Private home prices rose 1.08 percent last month, marking the fastest pace of growth in six months, data compiled by the Rating and Valuation Department and released yesterday showed.
The index, which began its climb in April 2016, surged 13.1 percent year-on-year, the data showed.
The territory’s flats are ranked the second-most expensive in the world after Monaco, according to data from property consultancy Knight Frank, which shows US$1 million would only buy 19m2 of prime property in Hong Kong, as opposed to 25m2 in New York or 30m2 in London.
“Property prices are high and it’s unaffordable for most ordinary people,” Knight Frank senior director Thomas Lam said. “But right now, I cannot see any major factor that will drastically bring down property prices in the short run.”
Hong Kong Chief Executive Carrie Lam (林鄭月娥) said during an interview last week that the government “has no ways to curb property prices,” adding that while she would do her best to seek more land to boost supply, she has never promised to turn around the price rise.
Major property consultancies expect Hong Kong’s housing market to remain feverish in the coming year and climb a further 5 to 20 percent.
The government has tried to rein in prices with additional taxes and regulations, which came on top of eight rounds of mortgage tightening since 2009 by the Hong Kong Monetary Authority, the territory’s de facto central bank.

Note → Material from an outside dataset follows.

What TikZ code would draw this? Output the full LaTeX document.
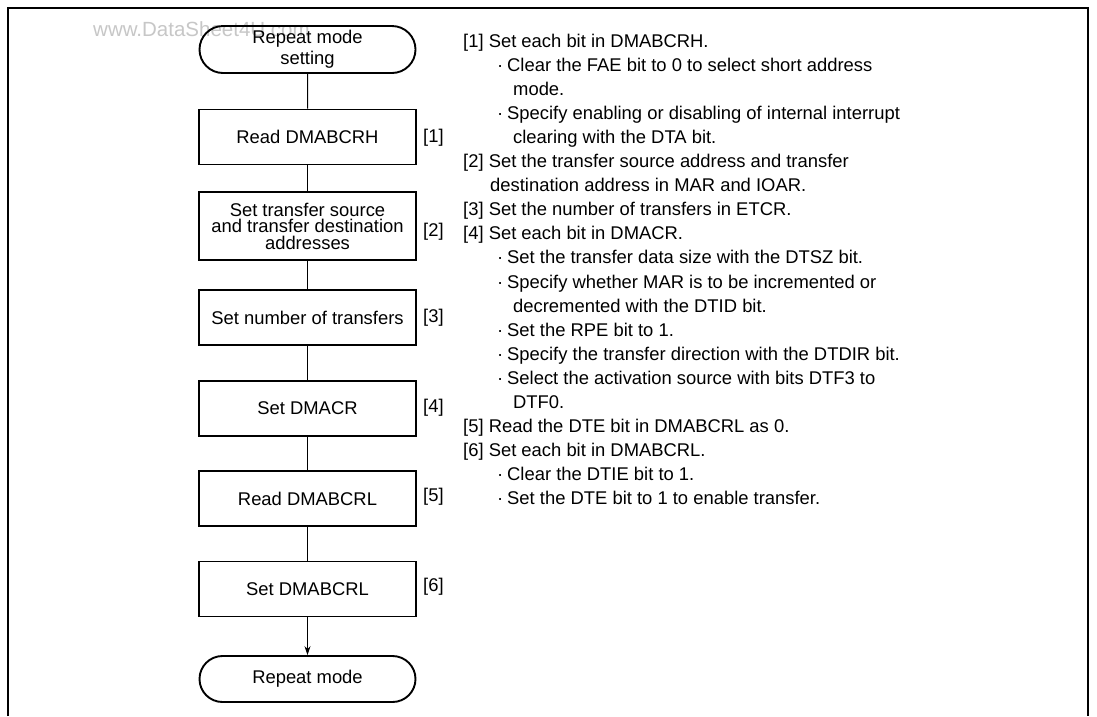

However, the net effect of measures like taxes on second homes has been to discourage buying and selling in the territory’s secondary market, Jones Lang LaSalle Inc head of capital markets Joseph Tsang (曾煥平) said.
“I think their intention is good, but they’re using the wrong medicine,” Tsang said. “After eight years, your fever is still going on, and they just don’t want to admit they gave you the wrong medicine.”
A government report released earlier this month said it would be a “huge challenge” to meet its 10-year housing supply target of 460,000 units, which includes 280,000 public housing units.
The quantity of land identified for public housing construction lags behind the target by 15 percent.
“There is no easy or painless option to increase or expedite land supply,” the report stated.